The proposed rule change would provide that if, during a customer arbitration, a named associated person requests expungement or a party files an on-behalf-of request and the customer arbitration closes other than by award or by award without a hearing, the panel from the customer arbitration would not be permitted to decide the expungement request.  Instead, the associated person would be required to seek expungement by filing a request to expunge the same customer dispute information as a straight-in request under proposed Rule 13805. … FINRA believes this is the right approach because the panel selected by the parties in the customer arbitration has not heard the full merits of the case and, therefore, may not bring to bear any special insights in determining whether to recommend expungement.

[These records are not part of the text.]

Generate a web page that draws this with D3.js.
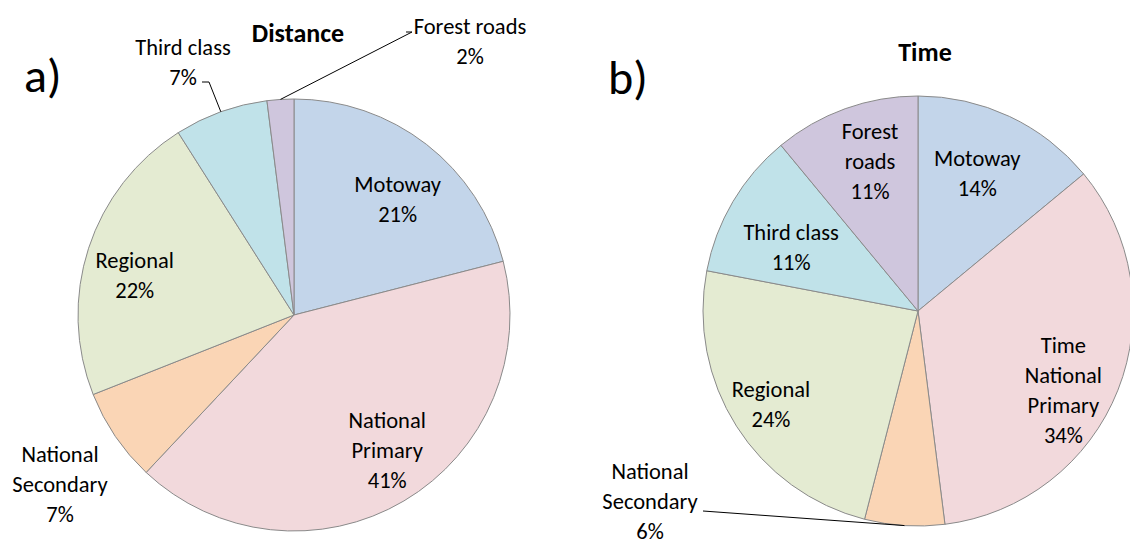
<!DOCTYPE html>
<html><head><meta charset="utf-8">
<script src="https://cdn.jsdelivr.net/npm/d3@7"></script>
<style>
html,body{margin:0;padding:0;background:#fff;}
svg text{font-family:Carlito,Calibri,Lato,"Noto Sans",sans-serif;fill:#000;}
</style></head>
<body>
<svg id="chart" width="1130" height="545"></svg>
<script>
const categories = ["Motoway","National Primary","National Secondary","Regional","Third class","Forest roads"];
const distanceValues = [21, 41, 7, 22, 7, 2];
const timeValues = [14, 34, 6, 24, 11, 11];
const colors = ["#c3d5ea","#f2d9dc","#fad5b5","#e4ebd2","#c0e2e9","#cfc6dd"];

// label lines per slice (percent appended from data)
const distanceLabels = [["Motoway"],["National","Primary"],["National","Secondary"],["Regional"],["Third class"],["Forest roads"]];
const timeLabels = [["Motoway"],["Time","National","Primary"],["National","Secondary"],["Regional"],["Third class"],["Forest","roads"]];

const svg = d3.select("#chart");
const FS = 22.5, LH = 30;

function drawPie(cfg){
  const g = svg.append("g").attr("transform",`translate(${cfg.cx},${cfg.cy})`);
  const pie = d3.pie().sort(null).value(d=>d);
  const arcs = pie(cfg.values);
  const arc = d3.arc().innerRadius(0).outerRadius(cfg.r);
  g.selectAll("path").data(arcs).enter().append("path")
    .attr("d",arc).attr("fill",(d,i)=>colors[i])
    .attr("stroke","#8a8a8a").attr("stroke-width",1);
  arcs.forEach((a,i)=>{
    const lines = cfg.labels[i].concat([cfg.values[i]+"%"]);
    const mid = (a.startAngle+a.endAngle)/2 + (cfg.labelShift[i]||0)*Math.PI/180;
    let lx, ly;
    const ext = cfg.outside[i];
    if(ext){
      lx = ext.x - cfg.cx; ly = ext.y - cfg.cy;
      if(ext.line){
        const m0 = (a.startAngle+a.endAngle)/2;
        const px = Math.sin(m0)*cfg.r, py = -Math.cos(m0)*cfg.r;
        g.append("polyline")
          .attr("points", ext.line.map(p=>[p[0]-cfg.cx,p[1]-cfg.cy].join(",")).concat([[px,py].join(",")]).join(" "))
          .attr("fill","none").attr("stroke","#000").attr("stroke-width",1);
      }
    } else {
      const rr = cfg.r*cfg.labelR[i];
      lx = Math.sin(mid)*rr; ly = -Math.cos(mid)*rr;
    }
    const t = g.append("text").attr("text-anchor","middle").attr("font-size",FS);
    const n = lines.length;
    lines.forEach((s,k)=>{
      t.append("tspan").attr("x",lx).attr("y",ly + (k-(n-1)/2)*LH).attr("dy","0.35em").text(s);
    });
  });
}

drawPie({
  cx:294, cy:315, r:216, values:distanceValues, labels:distanceLabels,
  labelR:[0.72,0.76,0,0.76,0,0],
  labelShift:[4,-4,0,-4,0,0],
  outside:[null,null,
    {x:60,y:484},
    null,
    {x:183,y:62,line:[[202,82],[209,82]]},
    {x:470,y:41,line:[[406,32],[412,32]]}]
});
drawPie({
  cx:918, cy:311, r:215, values:timeValues, labels:timeLabels,
  labelR:[0.70,0.77,0,0.81,0.66,0.73],
  labelShift:[-2,7,0,0,-4,2],
  outside:[null,null,
    {x:650,y:501,line:[[703,511]]},
    null,null,null]
});

svg.append("text").attr("x",298).attr("y",33).attr("dy","0.35em").attr("text-anchor","middle")
  .attr("font-size",26).attr("font-weight","bold").text("Distance");
svg.append("text").attr("x",925).attr("y",52).attr("dy","0.35em").attr("text-anchor","middle")
  .attr("font-size",26).attr("font-weight","bold").text("Time");
svg.append("text").attr("x",24).attr("y",92).attr("font-size",48).text("a)");
svg.append("text").attr("x",608).attr("y",94).attr("font-size",48).text("b)");
</script>
</body></html>
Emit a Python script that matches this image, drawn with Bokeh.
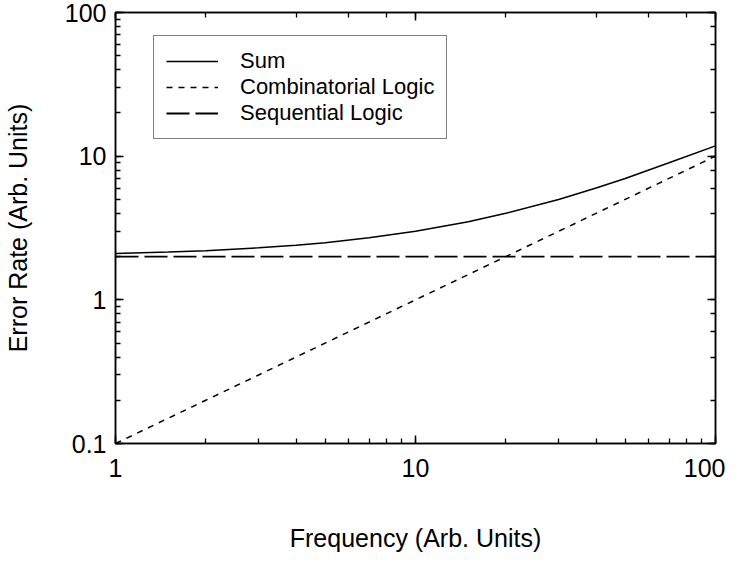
from bokeh.plotting import figure
from bokeh.models import LogAxis, Legend, LegendItem, CustomJSTickFormatter
from bokeh.embed import file_html
from bokeh.resources import INLINE

# Data
freq = [1, 1.5, 2, 3, 4, 5, 7, 10, 15, 20, 30, 40, 50, 70, 100]
comb = [0.1, 0.15, 0.2, 0.3, 0.4, 0.5, 0.7, 1.0, 1.5, 2.0, 3.0, 4.0, 5.0, 7.0, 10.0]
seq = [2.0] * len(freq)
total = [2.1, 2.15, 2.2, 2.3, 2.4, 2.5, 2.7, 3.0, 3.5, 4.0, 5.0, 6.0, 7.0, 9.0, 11.8]
series_names = ["Sum", "Combinatorial Logic", "Sequential Logic"]
x_tick_values = [1, 10, 100]
x_tick_labels = ["1", "10", "100"]
y_tick_values = [0.1, 1, 10, 100]
y_tick_labels = ["0.1", "1", "10", "100"]
x_title = "Frequency (Arb. Units)"
y_title = "Error Rate (Arb. Units)"

FONT = "Liberation Sans"

p = figure(width=725, height=555, x_axis_type="log", y_axis_type="log",
           x_range=(1, 100), y_range=(0.1, 100),
           output_backend="svg", toolbar_location=None,
           min_border_left=112, min_border_right=10,
           min_border_top=12, min_border_bottom=112)
p.background_fill_alpha = 0
p.border_fill_color = "white"
p.grid.visible = False
p.outline_line_color = "black"
p.outline_line_width = 1.5

r_sum = p.line(freq, total, line_color="black", line_width=1.5)
r_comb = p.line(freq, comb, line_color="black", line_width=1.5, line_dash="6 6")
r_seq = p.line(freq, seq, line_color="black", line_width=1.8, line_dash="23 6")


def style_axis(ax):
    ax.axis_line_color = "black"
    ax.axis_line_width = 1.5
    ax.major_tick_in = 8
    ax.major_tick_out = 0
    ax.minor_tick_in = 5
    ax.minor_tick_out = 0
    ax.major_tick_line_color = "black"
    ax.minor_tick_line_color = "black"
    ax.major_tick_line_width = 1.5
    ax.minor_tick_line_width = 1.3
    ax.major_label_text_font = FONT
    ax.major_label_text_font_size = "25px"
    ax.major_label_text_color = "black"
    ax.axis_label_text_font = FONT
    ax.axis_label_text_font_size = "25px"
    ax.axis_label_text_font_style = "normal"
    ax.axis_label_text_color = "black"


xa = p.xaxis[0]
ya = p.yaxis[0]
style_axis(xa)
style_axis(ya)
xa.major_label_overrides = {v: t for v, t in zip(x_tick_values, x_tick_labels)}
ya.major_label_overrides = {v: t for v, t in zip(y_tick_values, y_tick_labels)}
xa.axis_label = x_title
ya.axis_label = y_title
xa.major_label_standoff = 15
ya.major_label_standoff = 9
xa.axis_label_standoff = 44
ya.axis_label_standoff = 30

blank = CustomJSTickFormatter(code="return ''")
for side in ("right", "above"):
    ax = LogAxis(formatter=blank)
    style_axis(ax)
    ax.major_label_standoff = 0
    ax.major_label_text_font_size = "0px"
    p.add_layout(ax, side)

legend = Legend(items=[LegendItem(label=series_names[0], renderers=[r_sum]),
                       LegendItem(label=series_names[1], renderers=[r_comb]),
                       LegendItem(label=series_names[2], renderers=[r_seq])],
                location=(38, 304))
legend.label_text_font = FONT
legend.label_text_font_size = "22px"
legend.label_text_color = "black"
legend.glyph_width = 52
legend.label_standoff = 22
legend.padding = 12
legend.spacing = 0
legend.margin = 0
legend.border_line_color = "black"
legend.border_line_width = 1.5
legend.background_fill_alpha = 1
p.add_layout(legend, "center")

open("out.html", "w").write(file_html(p, INLINE))
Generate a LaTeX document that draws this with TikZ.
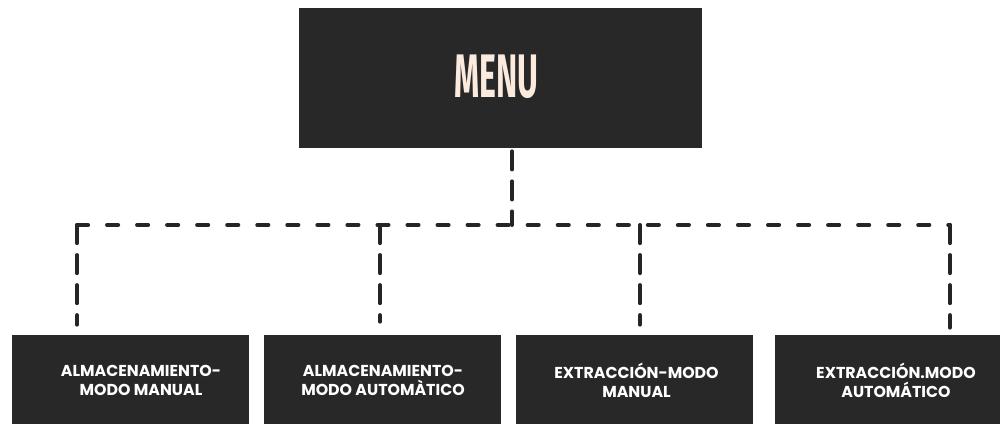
\documentclass[tikz,border=0pt]{standalone}
\usepackage{fontspec}
\setmainfont{Liberation Sans}
\newfontfamily\menufont{Fira Sans}
\newfontfamily\leaffont{Poppins}
\begin{document}
\definecolor{boxgray}{HTML}{282828}
\definecolor{linegray}{HTML}{252525}
\definecolor{cream}{HTML}{FBEBDF}
\begin{tikzpicture}[x=0.02cm,y=-0.02cm,
  menubox/.style={fill=boxgray,draw=none,minimum width=403*0.02cm,minimum height=140*0.02cm,inner sep=0pt},
  leafbox/.style={fill=boxgray,draw=none,minimum width=237*0.02cm,minimum height=95*0.02cm,inner sep=0pt},
  leaftext/.style={text=white,align=center,font=\leaffont\bfseries\fontsize{9}{10.8}\selectfont,inner sep=0pt},
  hdash/.style={draw=linegray,line width=4*0.02cm,line cap=round,dash pattern=on 6.3pt off 10.8pt},
  vdash/.style={draw=linegray,line width=4*0.02cm,line cap=round,dash pattern=on 10.3pt off 6.8pt}]
\useasboundingbox[fill=white] (0,0) rectangle (1000,423);
\begin{scope}
\clip (0,0) rectangle (1000,423);
% top box
\node[menubox] (menu) at (500.5,78) {};
\node[text=cream,font=\menufont\bfseries\fontsize{35}{35}\selectfont,inner sep=0pt] (menut) at (496.5,77) {\scalebox{0.52}[1]{MENU}};
% leaf boxes
\node[leafbox] (b1) at (130,382.5) {};
\node[leafbox] (b2) at (382.5,382.5) {};
\node[leafbox] (b3) at (634.5,382.5) {};
\node[leafbox] (b4) at (893,382.5) {};
\node[leaftext] (t1) at (141,380) {ALMACENAMIENTO-\\MODO MANUAL};
\node[leaftext] (t2) at (383,380) {ALMACENAMIENTO-\\MODO AUTOMÀTICO};
\node[leaftext] (t3) at (636.5,380) {EXTRACCIÓN-MODO\\MANUAL};
\node[leaftext] (t4) at (896,380) {EXTRACCIÓN.MODO\\AUTOMÁTICO};
\end{scope}
% connector junctions
\coordinate (j) at (512,225);
\coordinate (h1) at (77,225);
\coordinate (h2) at (380,225);
\coordinate (h3) at (640,225);
\coordinate (h4) at (950,225);
\draw[vdash] ([yshift=-3*0.02cm]menu.south -| j) -- (j);
\draw[hdash] (h1) -- (h4);
\draw[vdash,shorten >=10*0.02cm] (h1) -- (b1.north -| h1);
\draw[vdash,shorten >=13*0.02cm] (h2) -- (b2.north -| h2);
\draw[vdash,shorten >=10*0.02cm] (h3) -- (b3.north -| h3);
\draw[vdash,shorten >=7*0.02cm] (h4) -- (b4.north -| h4);
\end{tikzpicture}
\end{document}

So, while PIABA may not like it, there are going to be many more “straight-in” expungement requests filed.  And many more expungement requests granted.  And mark my words – when that happens, PIABA will publish another “study” claiming that the system is still broken.

[1] PIABA is a group of plaintiffs’ attorneys who market themselves as protecting investors, while at the same time lining their own pockets.

[2] The number dropped to 81% in 2015, 2016, and 2017.

[3] This is actually the data from the 2019 study. The updated study strangely does not give the exact percentages, but just states that the arbitrators are 4.3 times more likely to deny the request when a customer opposes it – which is about the same figure they cited in the 2019 study.